Yes. NRIs and foreign nationals can be partners in an Indian LLP, subject to FDI sectoral guidelines. At least one designated partner must be an Indian resident. Foreign partners' documents need to be apostilled or notarised by the Indian consulate, which typically adds 1–2 weeks to the timeline.
Typically 10–15 working days from the day complete documents are submitted. The timeline is slightly longer than Pvt Ltd because the LLP Agreement must be drafted, signed by all partners, and filed within 30 days of incorporation. We handle the drafting and filing as part of the engagement.
Government and statutory fees typically range from ₹3,000 to ₹8,000 depending on state stamp duty and the LLP Agreement's contribution amount. Professional fees are quoted separately based on scope. LLPs are generally cheaper to register than Pvt Ltds. Reach out for an exact quote.
No, not in the form of priced equity rounds. LLPs cannot issue equity shares, so they cannot accept VC investment in the standard structure used for startups.

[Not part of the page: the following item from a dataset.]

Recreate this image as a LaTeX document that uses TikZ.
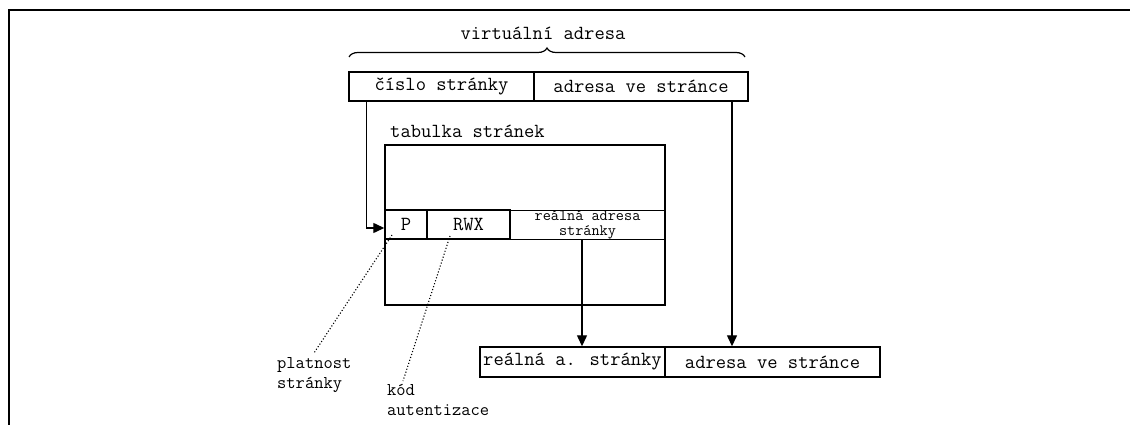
\documentclass[tikz,border=0pt]{standalone}
\usetikzlibrary{arrows.meta,decorations.pathreplacing,calc}
\begin{document}
\begin{tikzpicture}[x=1pt,y=-1pt,
  box/.style={draw,line width=1.4pt,inner sep=0pt,minimum height=29pt,font=\ttfamily\fontsize{20}{22}\selectfont},
  lbl/.style={inner sep=0pt,font=\ttfamily\fontsize{20}{22}\selectfont},
  note/.style={inner sep=0pt,align=left,font=\ttfamily\fontsize{18}{20}\selectfont},
  arr/.style={line width=1.3pt,-{Triangle[length=11pt,width=10pt]}},
  pointer/.style={dotted,line width=1.1pt}]
\useasboundingbox (0,0) rectangle (1130,425);
% frame
\draw[line width=1.5pt] (9,425) -- (9,10) -- (1130,10);
% virtual address
\node[box,minimum width=185pt] (cislo) at (441.5,86.5) {číslo stránky};
\node[box,minimum width=214pt] (adresa) at (641,86.5) {adresa ve stránce};
\coordinate (bl) at (349,57);
\coordinate (br) at (745,57);
\draw[line width=1.2pt,decorate,decoration={brace,amplitude=9pt}] (bl) -- (br);
\node[lbl,anchor=base] (virt) at (543,40) {virtuální adresa};
% page table
\node[lbl,anchor=base west] (tabl) at (390,138) {tabulka stránek};
\node[box,minimum width=280pt,minimum height=160pt] (table) at (525,225) {};
\node[box,minimum width=42pt] (P) at (406,224.5) {P};
\node[box,minimum width=83pt] (RWX) at (468.5,224.5) {RWX};
\node[box,minimum width=155pt,align=center,font=\ttfamily\fontsize{15.8}{15}\selectfont] (real) at (587.5,225) {reálná adresa\\stránky};
% real address
\node[box,minimum width=185pt,minimum height=30pt] (realb) at (572.5,362) {reálná a. stránky};
\node[box,minimum width=215pt,minimum height=30pt] (adrb) at (772.5,362) {adresa ve stránce};
% connectors
\draw[arr] ($(cislo.south west)+(18,0)$) |- ($(P.west)+(0,3.5)$);
\draw[arr] (adresa.south -| 732,0) -- (adrb.north -| 732,0);
\draw[arr] (real.south -| 582,0) -- (realb.north -| 582,0);
% notes
\node[note,anchor=north west] (plat) at (277,357) {platnost\\stránky};
\node[note,anchor=north west] (kod) at (387,384) {kód\\autentizace};
\coordinate (pP) at (392,235);
\coordinate (pR) at (450,236);
\draw[pointer] (pP) -- ($(plat.north west)+(37,-4)$);
\draw[pointer] (pR) -- ($(kod.north west)+(16,-3)$);
\end{tikzpicture}
\end{document}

If raising capital is in your near-term plans, register a Pvt Ltd instead, or register an LLP first and convert to Pvt Ltd before fundraising (adds 30–60 days).
A traditional Partnership Firm (under the Indian Partnership Act, 1932) has unlimited personal liability, partners are personally responsible for all firm debts and for each other's wrongful acts. An LLP gives the same operational structure but with limited liability protection and separate legal entity status. LLPs are also registered with the MCA, whereas partnership firms are registered with state Registrars.
Statutory audit is mandatory only if the LLP's annual turnover exceeds ₹40 lakh or its capital contribution exceeds ₹25 lakh. Below these thresholds, no audit is required. This is one of the main cost advantages of LLP over Pvt Ltd, which requires audit regardless of turnover.
Two annual filings: Form 11 (Annual Return) by 30 May and Form 8 (Statement of Account and Solvency) by 30 October. Plus DIR-3 KYC for designated partners, and statutory audit if applicable. LLPs are not required to hold AGMs or maintain statutory registers in the way Pvt Ltds are. Missing Form 11 or Form 8 attracts ₹100/day penalty with no cap.
Yes. An LLP can be converted to a Pvt Ltd by passing a resolution, filing the prescribed MCA forms, and obtaining a fresh Certificate of Incorporation. The process typically takes 30–60 days. The LLP entity history is preserved, but new share capital must be issued and a new bank account opened.
LLPs are taxed at a flat 30% on profits, plus applicable surcharge and cess. This is higher than the concessional 22% or 25% rates available to Pvt Ltds under section 115BAA/115BAB. However, there is no Dividend Distribution Tax (DDT) for LLPs, and partner withdrawals are tax-free in the partners' hands, which can offset the higher base rate.
No. LLP partners can be any combination of individuals, companies, or other LLPs (an LLP can be a partner in another LLP). There is no family or relationship requirement. The partner relationships are governed entirely by the LLP Agreement.